Por outro lado, não podemos ignorar que ele é um sujeito falante, e portanto portador de um discurso, sob pena de perdermos a dimensão humana do cotidiano da Enfermagem. Importa, então, interpretar e compreender esse sujeito tendo como conseqüência um conhecimento sobre ele, que só pode ser dialógico.
Esta é uma ambigüidade que atravessa os diversos cenários, as inúmeras interações - processos e os vários resultados alcançados - produtos, nas áreas profissional, assistencial e organizacional da Enfermagem. Na ótica "bakhtiniana", que penso ser interessante para nossas reflexões sobre a profissão, o sujeito que quer interpretar e compreender a realidade e o sujeito que doa subsídios para o conhecimento da realidade, e vice-versa, são interlocutores que interagem, são produtores de diálogos e portanto de sentido. Esse é um dialogismo interacional ou intersubjetivo, muito característico das relações entre os profissionais de enfermagem e entre eles e seus clientes.
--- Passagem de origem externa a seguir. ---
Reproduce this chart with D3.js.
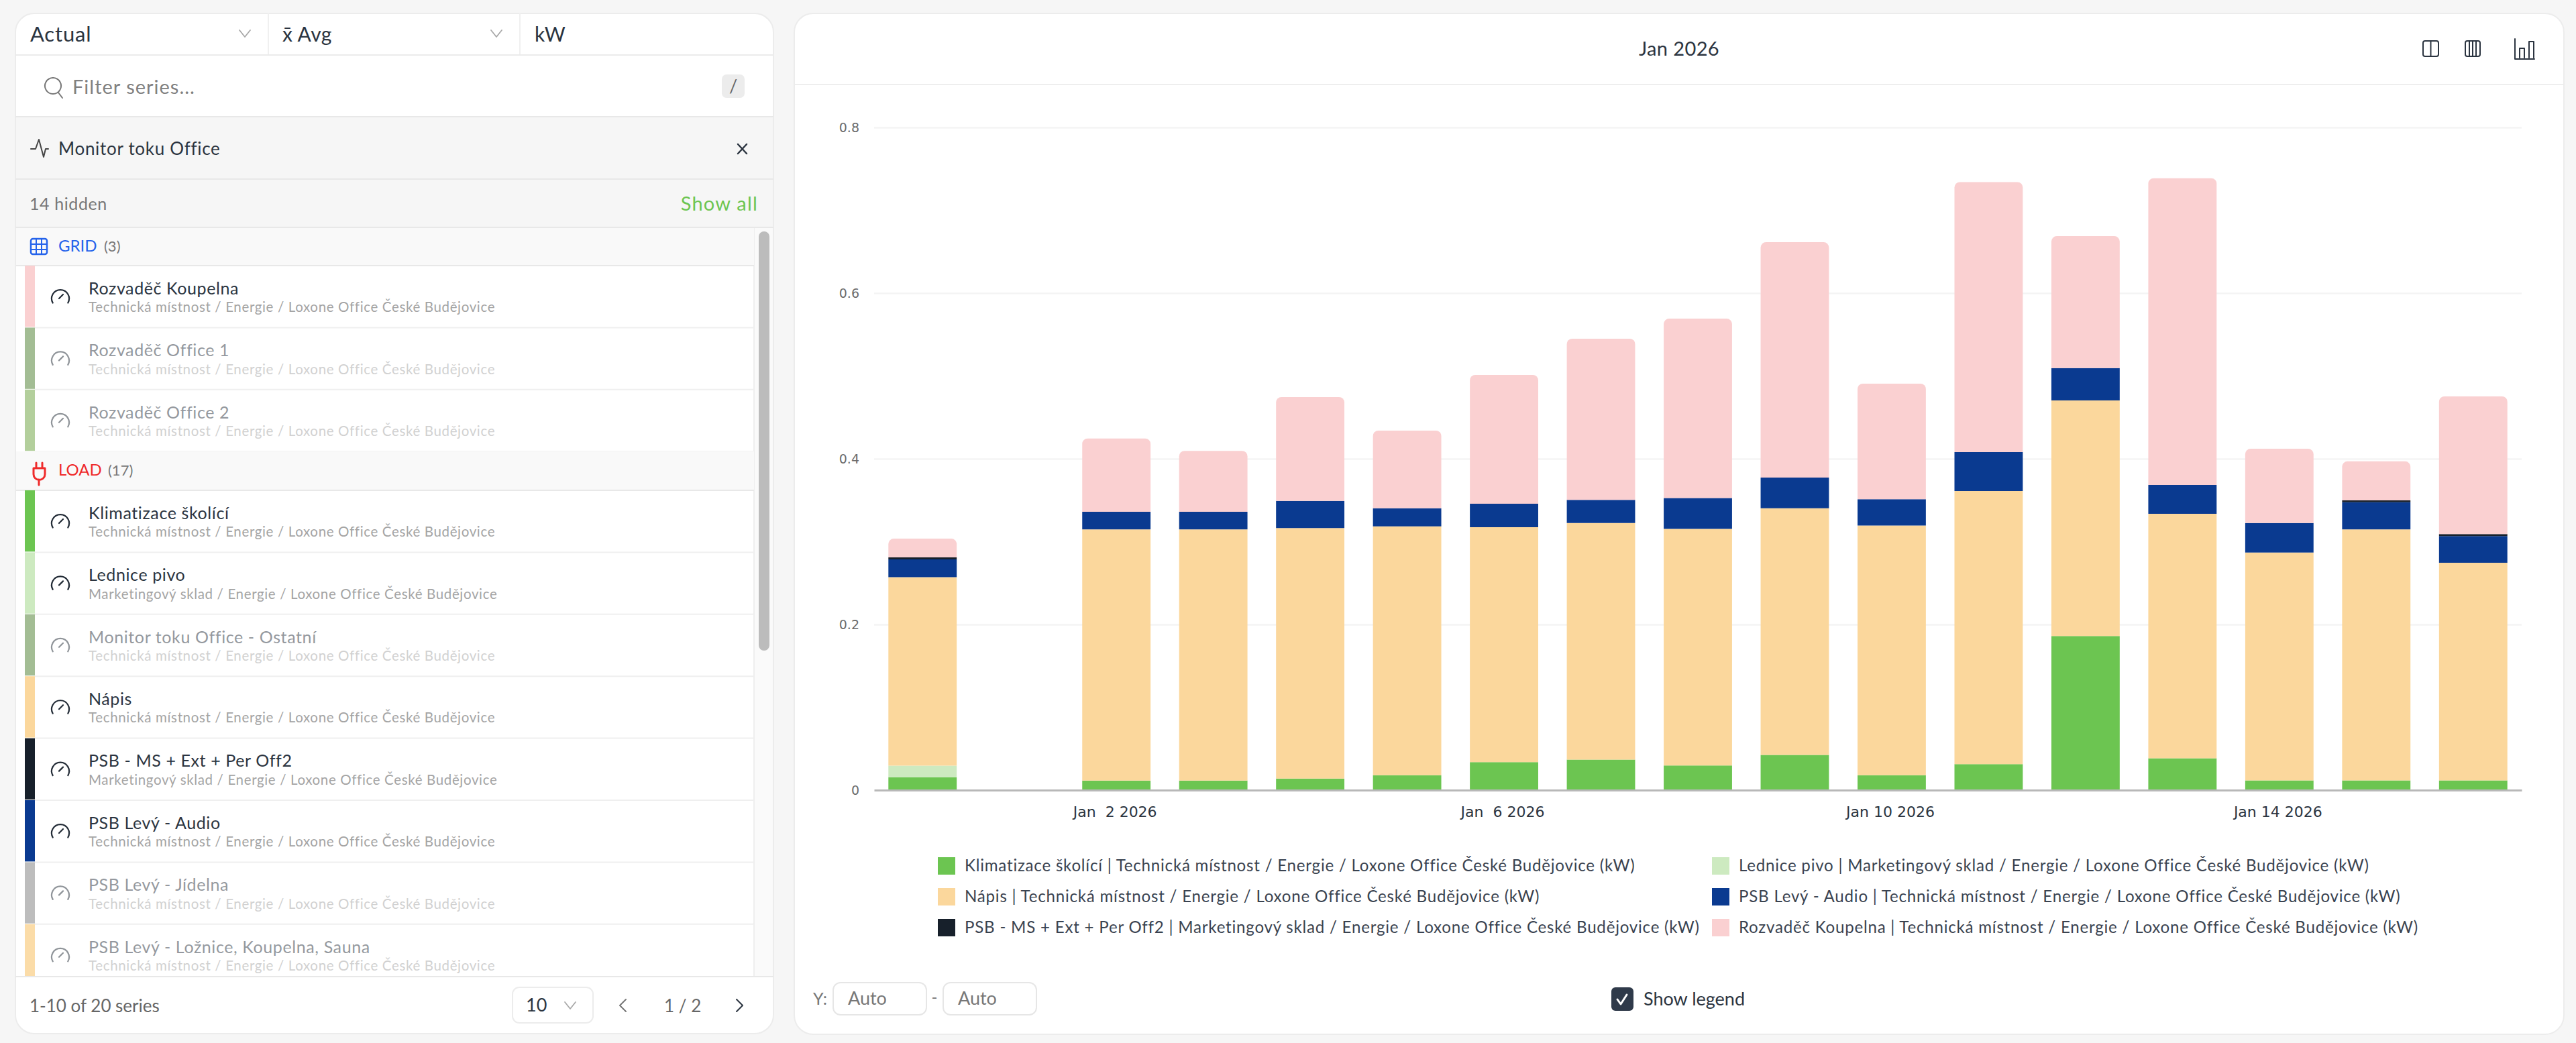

O discurso ainda pode ser um diálogo entre discursos, o que implica em compreendê-los através da enunciação, do contexto sócio-histórico, da ideologia, da intertextualidade, da polifonia e da heterogeneidade discursiva. Esse é um diálogo entre sujeitos cognoscíveis, muito característico da produção científica da Enfermagem. Apesar disso, devemos entender que a ambiguidade derivada da relação sujeito - objeto do conhecimento pode permear o discurso da produção científica da profissão. Depende de como eles consideraram a relação sujeito - objeto.
Essas considerações podem nos fornecer indicações para a leitura dos textos apresentados neste número da Escola Anna Nery - Revista de Enfermagem. Uma parte deles têm suas temáticas centradas em algumas instituições onde a Enfermagem acontece: hospitais e escolas. A outra parte destaca temáticas sobre os clientes da Enfermagem, nas mais variadas situações e nos mais diversos cenários onde podem ser encontrados: lares, serviços de saúde, comunidades, cidades ou países.
Penso que devemos entender todos estes textos como expressão de diálogos entre interlocutores e de diálogos entre discursos. Existe uma variedade de vozes que se expressam através deles, vozes que têm uma dada inserção histórica e social com todas as consequências implicadas.
Cabe ao leitor decodificar e compreender os olhares que os autores tiveram ao produzir seus textos - discursos: se foram olhares a partir de uma ótica sujeito -objeto ou se foram olhares a partir de uma ótica sujeito - sujeito. Acredito que são discursos que merecem a devida atenção, pois configuram-se como parte de uma diversidade presente em nossa realidade profissional. Essa é mais uma oportunidade que a Escola de Enfermagem Anna Nery oferece aos leitores deste periódico, que tem sido um espaço privilegiado para uma parcela importante do discurso da Enfermagem.